Sodium channels are large transmembrane proteins of more than 2,000 amino acid residues. Dong's lab spent many years unraveling this groundbreaking advance. The scientists initially started with sodium channels from other bugs, such as mosquitoes, fruit flies, cockroaches, mites, and ticks, to find where pyrethroids bind on insect sodium channels to effectively kill them. They got some help from nature.

"By examining wild mosquitoes that have become resistant to pyrethroids, we were able to help narrow down the potential sites on which to focus," Dong said.

Specifically, in a previous study, Dong and the team identified mutations that made the channels more resistant to pyrethroids. Working with Boris Zhorov, a computer modeling expert from McMaster University in Canada, they identified two distinct pyrethroid binding sites on insect sodium channels. They also uncovered the molecular differences between mammals' and insects' differing reactions to pyrethroids.

For the current study, the team focused on a longstanding enigma that bumble bees and honey bees are highly sensitive to most pyrethroids, but they were resistant to tau-fluvalinate. Currently, tau-fluvalinate is widely used to control agricultural pests and also varroa mites, which are one of the biggest threats to bees worldwide.

Eventually, the team discovered that the channel is resistant to tau-fluvalinate but sensitive to other pyrethroids.

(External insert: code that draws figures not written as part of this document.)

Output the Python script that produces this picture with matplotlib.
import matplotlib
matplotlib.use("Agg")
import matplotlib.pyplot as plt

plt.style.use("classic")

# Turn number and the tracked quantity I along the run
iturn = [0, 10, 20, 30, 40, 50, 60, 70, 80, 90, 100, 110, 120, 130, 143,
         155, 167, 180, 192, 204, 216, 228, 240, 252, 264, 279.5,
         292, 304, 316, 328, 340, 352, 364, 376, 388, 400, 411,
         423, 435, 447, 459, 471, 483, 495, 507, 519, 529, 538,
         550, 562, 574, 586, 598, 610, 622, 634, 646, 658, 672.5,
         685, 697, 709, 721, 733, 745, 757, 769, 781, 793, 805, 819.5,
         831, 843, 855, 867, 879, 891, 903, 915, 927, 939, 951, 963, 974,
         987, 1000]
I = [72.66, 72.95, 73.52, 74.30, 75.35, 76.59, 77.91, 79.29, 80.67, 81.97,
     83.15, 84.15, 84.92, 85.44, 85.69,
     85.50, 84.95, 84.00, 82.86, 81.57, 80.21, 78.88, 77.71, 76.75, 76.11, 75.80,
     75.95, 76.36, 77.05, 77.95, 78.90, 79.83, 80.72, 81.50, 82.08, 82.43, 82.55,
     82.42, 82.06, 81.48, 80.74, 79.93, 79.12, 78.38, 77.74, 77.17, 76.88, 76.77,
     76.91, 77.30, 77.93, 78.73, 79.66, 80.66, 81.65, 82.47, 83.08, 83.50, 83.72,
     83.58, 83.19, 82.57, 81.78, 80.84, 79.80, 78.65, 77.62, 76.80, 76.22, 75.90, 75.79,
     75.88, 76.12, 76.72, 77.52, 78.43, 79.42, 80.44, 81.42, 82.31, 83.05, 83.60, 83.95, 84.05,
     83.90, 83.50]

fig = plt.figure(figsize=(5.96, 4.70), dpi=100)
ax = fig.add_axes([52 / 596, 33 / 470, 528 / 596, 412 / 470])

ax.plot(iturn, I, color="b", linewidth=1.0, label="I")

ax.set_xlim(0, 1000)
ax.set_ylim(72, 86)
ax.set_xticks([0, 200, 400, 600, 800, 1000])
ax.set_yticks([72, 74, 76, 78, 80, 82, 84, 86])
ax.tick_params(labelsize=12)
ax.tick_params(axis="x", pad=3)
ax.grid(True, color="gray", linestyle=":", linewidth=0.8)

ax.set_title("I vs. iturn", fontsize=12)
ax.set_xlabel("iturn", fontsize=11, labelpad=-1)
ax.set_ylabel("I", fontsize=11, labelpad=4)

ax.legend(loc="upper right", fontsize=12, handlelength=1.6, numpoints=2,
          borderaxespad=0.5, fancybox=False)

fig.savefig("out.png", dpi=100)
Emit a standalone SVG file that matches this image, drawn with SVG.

Further mutational analysis and computer modeling revealed that specific amino acid residues in bumble bee sodium channels are responsible for the selective toxicity.

Future research will examine sodium channels from various pest and beneficial insects to explore the features of pyrethroid binding sites, which could lay the groundwork for designing new and selective pesticides. It also will shed light on how pests develop resistance to insecticides over time and how beneficial insects respond to them in the field.